THE PROBLEM » Below are several records. Retype exactly those lines running from the one with "Emit a Python" through the one with "base_level = [1.03, 1.09]", end lines included, and no others.

[BEGIN SOURCE RECORDS]

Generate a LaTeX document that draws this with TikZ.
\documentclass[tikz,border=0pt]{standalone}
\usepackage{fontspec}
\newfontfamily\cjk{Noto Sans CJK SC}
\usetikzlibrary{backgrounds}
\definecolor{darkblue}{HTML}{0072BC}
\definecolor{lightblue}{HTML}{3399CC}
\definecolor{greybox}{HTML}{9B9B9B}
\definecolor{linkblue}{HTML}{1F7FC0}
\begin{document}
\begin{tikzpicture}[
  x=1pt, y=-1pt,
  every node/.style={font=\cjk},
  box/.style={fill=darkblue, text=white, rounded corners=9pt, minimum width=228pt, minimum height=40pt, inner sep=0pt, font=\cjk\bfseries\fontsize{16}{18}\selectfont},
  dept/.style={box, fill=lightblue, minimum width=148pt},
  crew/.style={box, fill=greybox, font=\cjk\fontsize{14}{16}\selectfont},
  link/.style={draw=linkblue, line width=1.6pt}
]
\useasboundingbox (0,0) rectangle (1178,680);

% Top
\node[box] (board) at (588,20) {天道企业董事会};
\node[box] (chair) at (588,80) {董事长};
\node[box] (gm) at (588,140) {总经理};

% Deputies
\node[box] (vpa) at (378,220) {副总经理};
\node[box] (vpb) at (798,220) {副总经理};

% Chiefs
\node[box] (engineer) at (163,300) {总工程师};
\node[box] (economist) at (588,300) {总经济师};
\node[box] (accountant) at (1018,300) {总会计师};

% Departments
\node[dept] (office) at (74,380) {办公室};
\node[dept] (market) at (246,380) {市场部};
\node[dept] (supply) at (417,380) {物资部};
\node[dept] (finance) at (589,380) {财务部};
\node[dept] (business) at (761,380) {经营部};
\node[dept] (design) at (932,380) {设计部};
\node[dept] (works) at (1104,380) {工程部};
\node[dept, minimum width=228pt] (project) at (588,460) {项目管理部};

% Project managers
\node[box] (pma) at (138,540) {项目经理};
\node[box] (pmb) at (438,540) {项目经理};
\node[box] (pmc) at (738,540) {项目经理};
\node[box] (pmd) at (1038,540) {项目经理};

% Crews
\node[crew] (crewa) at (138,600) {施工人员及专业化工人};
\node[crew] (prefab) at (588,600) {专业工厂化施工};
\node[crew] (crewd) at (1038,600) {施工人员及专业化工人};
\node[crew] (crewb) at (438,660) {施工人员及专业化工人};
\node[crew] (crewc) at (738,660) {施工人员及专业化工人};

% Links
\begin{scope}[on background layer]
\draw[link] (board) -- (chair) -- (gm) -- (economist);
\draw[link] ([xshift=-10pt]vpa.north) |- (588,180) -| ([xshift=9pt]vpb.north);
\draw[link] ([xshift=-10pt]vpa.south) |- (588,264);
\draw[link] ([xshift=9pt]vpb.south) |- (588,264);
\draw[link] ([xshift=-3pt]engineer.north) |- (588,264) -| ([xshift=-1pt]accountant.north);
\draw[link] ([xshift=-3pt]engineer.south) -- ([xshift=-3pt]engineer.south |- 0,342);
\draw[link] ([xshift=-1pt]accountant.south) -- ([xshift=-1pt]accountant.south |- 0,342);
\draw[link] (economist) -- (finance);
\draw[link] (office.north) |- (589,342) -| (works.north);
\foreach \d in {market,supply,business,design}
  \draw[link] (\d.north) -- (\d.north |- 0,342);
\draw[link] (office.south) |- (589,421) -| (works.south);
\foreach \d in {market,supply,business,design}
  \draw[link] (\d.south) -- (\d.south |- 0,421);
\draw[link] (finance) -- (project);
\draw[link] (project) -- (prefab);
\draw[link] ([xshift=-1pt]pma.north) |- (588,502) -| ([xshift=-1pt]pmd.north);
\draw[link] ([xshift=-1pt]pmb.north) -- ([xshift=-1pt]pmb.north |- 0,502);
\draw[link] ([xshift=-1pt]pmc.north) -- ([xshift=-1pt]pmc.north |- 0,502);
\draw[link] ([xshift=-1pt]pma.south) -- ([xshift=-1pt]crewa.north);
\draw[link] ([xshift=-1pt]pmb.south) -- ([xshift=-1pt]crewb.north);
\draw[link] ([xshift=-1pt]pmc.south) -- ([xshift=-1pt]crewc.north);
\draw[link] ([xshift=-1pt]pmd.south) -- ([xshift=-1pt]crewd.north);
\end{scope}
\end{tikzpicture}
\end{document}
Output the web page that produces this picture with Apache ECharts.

[END SOURCE RECORDS]
[BEGIN SOURCE RECORDS]

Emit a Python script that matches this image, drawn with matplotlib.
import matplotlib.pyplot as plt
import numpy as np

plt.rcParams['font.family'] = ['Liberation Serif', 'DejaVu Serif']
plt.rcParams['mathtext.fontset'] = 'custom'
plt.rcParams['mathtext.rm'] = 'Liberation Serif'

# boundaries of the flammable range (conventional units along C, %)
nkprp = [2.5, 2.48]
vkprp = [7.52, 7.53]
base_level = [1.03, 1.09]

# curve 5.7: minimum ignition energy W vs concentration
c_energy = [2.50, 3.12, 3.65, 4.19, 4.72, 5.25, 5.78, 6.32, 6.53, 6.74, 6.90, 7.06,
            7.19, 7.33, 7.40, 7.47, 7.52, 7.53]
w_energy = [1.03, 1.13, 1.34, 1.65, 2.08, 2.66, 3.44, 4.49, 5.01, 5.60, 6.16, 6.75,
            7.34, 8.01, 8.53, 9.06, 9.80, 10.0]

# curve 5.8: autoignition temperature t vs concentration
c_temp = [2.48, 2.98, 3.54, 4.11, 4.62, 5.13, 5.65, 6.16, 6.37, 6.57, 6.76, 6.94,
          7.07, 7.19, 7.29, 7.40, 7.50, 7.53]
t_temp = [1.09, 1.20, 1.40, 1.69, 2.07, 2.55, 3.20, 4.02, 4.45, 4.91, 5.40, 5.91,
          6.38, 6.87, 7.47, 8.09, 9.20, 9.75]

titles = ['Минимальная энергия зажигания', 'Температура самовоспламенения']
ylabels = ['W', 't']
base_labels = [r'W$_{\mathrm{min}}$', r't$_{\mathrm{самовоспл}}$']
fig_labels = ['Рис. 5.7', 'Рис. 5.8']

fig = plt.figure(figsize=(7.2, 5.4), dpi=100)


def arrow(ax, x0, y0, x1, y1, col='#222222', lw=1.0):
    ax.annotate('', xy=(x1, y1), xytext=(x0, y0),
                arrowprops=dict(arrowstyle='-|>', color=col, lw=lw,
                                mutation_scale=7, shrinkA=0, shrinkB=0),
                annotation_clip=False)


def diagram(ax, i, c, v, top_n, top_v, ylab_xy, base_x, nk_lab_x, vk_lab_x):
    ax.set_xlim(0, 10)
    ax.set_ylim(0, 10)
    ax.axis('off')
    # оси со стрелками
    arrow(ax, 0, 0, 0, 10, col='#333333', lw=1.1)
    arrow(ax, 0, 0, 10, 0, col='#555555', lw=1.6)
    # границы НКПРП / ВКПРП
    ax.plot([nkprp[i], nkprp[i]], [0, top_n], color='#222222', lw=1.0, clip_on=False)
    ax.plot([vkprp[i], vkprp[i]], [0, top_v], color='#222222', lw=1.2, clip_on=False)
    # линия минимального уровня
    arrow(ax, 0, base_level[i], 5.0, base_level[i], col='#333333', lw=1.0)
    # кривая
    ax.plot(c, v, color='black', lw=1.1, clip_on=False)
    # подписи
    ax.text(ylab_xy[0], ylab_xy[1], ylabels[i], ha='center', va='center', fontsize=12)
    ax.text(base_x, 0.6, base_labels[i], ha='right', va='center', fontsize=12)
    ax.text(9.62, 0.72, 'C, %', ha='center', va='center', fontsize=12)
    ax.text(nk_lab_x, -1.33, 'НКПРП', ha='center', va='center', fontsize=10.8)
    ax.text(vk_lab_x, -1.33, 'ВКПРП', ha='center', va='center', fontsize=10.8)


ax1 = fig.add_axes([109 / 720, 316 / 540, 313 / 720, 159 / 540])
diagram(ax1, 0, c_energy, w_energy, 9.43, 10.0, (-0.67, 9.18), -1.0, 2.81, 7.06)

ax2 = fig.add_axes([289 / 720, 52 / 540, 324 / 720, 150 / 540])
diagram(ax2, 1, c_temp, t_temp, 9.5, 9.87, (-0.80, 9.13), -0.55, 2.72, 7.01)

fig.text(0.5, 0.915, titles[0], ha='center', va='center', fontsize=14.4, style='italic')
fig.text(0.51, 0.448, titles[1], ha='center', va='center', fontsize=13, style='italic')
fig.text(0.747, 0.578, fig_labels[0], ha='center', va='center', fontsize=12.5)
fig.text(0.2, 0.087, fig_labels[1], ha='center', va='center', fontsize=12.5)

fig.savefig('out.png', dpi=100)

[END SOURCE RECORDS]
[BEGIN SOURCE RECORDS]

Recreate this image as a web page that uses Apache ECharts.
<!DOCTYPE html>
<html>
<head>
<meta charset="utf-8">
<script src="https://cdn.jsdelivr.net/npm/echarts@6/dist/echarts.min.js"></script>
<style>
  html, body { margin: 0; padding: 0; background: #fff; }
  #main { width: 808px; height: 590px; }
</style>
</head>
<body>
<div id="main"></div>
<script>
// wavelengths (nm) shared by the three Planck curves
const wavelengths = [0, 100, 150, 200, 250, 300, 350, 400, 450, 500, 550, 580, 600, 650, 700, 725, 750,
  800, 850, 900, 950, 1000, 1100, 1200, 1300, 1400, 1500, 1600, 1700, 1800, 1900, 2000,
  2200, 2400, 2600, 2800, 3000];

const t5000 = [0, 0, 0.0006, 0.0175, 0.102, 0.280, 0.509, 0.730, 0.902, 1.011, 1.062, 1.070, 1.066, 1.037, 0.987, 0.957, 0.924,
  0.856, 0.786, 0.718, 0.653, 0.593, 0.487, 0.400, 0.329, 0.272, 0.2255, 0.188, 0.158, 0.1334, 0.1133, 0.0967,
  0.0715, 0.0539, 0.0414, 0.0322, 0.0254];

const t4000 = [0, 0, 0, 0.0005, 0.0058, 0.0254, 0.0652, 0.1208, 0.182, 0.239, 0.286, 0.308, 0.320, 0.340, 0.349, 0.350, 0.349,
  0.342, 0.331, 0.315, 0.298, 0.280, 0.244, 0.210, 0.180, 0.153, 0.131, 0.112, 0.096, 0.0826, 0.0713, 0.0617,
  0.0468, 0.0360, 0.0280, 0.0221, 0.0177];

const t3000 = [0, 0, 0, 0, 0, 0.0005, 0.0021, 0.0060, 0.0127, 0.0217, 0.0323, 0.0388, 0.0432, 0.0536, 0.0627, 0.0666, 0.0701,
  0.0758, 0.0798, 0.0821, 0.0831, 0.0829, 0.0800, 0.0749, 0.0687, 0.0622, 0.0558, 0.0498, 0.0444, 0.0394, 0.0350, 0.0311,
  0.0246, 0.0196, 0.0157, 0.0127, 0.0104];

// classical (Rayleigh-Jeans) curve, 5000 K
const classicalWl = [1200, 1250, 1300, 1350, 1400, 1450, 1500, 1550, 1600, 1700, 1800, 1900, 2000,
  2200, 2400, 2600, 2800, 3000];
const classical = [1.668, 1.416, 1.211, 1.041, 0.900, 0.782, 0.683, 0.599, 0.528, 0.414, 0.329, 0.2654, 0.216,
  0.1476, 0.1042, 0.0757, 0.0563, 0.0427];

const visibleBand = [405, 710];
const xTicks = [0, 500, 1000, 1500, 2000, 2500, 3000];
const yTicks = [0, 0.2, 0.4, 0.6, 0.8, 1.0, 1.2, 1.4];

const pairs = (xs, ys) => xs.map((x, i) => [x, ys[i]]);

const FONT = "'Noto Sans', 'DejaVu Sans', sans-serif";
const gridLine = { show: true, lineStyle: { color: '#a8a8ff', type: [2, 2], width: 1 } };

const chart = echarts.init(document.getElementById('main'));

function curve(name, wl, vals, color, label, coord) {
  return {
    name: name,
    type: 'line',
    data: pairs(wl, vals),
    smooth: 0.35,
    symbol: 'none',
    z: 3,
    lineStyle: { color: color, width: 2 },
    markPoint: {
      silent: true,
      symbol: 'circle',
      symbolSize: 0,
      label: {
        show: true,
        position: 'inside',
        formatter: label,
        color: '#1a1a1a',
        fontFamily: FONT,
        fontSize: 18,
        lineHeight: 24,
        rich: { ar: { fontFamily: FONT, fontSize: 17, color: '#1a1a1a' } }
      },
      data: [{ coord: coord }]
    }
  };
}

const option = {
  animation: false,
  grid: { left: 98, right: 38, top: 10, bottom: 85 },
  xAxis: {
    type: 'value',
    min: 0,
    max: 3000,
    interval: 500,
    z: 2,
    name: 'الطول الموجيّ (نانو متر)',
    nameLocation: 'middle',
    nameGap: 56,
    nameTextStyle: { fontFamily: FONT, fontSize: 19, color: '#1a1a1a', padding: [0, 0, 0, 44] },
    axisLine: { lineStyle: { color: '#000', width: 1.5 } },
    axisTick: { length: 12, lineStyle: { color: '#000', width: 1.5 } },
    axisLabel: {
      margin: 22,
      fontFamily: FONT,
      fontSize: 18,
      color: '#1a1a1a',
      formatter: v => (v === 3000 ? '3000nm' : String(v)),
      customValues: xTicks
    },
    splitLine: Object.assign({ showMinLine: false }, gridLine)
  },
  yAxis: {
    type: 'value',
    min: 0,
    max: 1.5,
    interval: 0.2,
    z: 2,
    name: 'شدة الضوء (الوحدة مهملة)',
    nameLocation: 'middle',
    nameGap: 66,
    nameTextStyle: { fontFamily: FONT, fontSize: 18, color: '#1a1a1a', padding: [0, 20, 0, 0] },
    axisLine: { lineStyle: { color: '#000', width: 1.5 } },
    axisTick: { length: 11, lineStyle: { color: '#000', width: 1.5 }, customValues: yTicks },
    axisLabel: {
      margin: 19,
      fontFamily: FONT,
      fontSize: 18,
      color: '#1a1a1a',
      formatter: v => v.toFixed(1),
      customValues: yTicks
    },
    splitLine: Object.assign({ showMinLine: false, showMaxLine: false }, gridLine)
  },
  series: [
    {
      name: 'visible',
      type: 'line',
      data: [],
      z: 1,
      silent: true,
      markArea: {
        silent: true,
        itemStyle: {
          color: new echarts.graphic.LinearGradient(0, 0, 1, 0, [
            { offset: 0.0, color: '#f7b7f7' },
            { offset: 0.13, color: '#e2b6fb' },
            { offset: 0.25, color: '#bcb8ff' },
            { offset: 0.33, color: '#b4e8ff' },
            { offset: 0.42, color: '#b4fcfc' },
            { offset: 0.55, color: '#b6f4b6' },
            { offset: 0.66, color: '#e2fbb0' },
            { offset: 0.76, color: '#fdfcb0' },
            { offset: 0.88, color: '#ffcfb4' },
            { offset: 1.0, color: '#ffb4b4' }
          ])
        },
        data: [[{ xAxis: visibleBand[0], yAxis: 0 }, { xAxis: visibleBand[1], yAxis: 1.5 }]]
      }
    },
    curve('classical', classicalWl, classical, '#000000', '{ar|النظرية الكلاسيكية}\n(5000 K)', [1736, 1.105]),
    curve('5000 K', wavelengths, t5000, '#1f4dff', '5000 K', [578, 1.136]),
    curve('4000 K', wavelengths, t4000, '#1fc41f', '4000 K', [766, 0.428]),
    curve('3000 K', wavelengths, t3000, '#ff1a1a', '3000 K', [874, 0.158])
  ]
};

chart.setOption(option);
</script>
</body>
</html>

[END SOURCE RECORDS]

SOLUTION TO THIS TASK »
Emit a Python script that matches this image, drawn with matplotlib.
import matplotlib.pyplot as plt
import numpy as np

plt.rcParams['font.family'] = ['Liberation Serif', 'DejaVu Serif']
plt.rcParams['mathtext.fontset'] = 'custom'
plt.rcParams['mathtext.rm'] = 'Liberation Serif'

# boundaries of the flammable range (conventional units along C, %)
nkprp = [2.5, 2.48]
vkprp = [7.52, 7.53]
base_level = [1.03, 1.09]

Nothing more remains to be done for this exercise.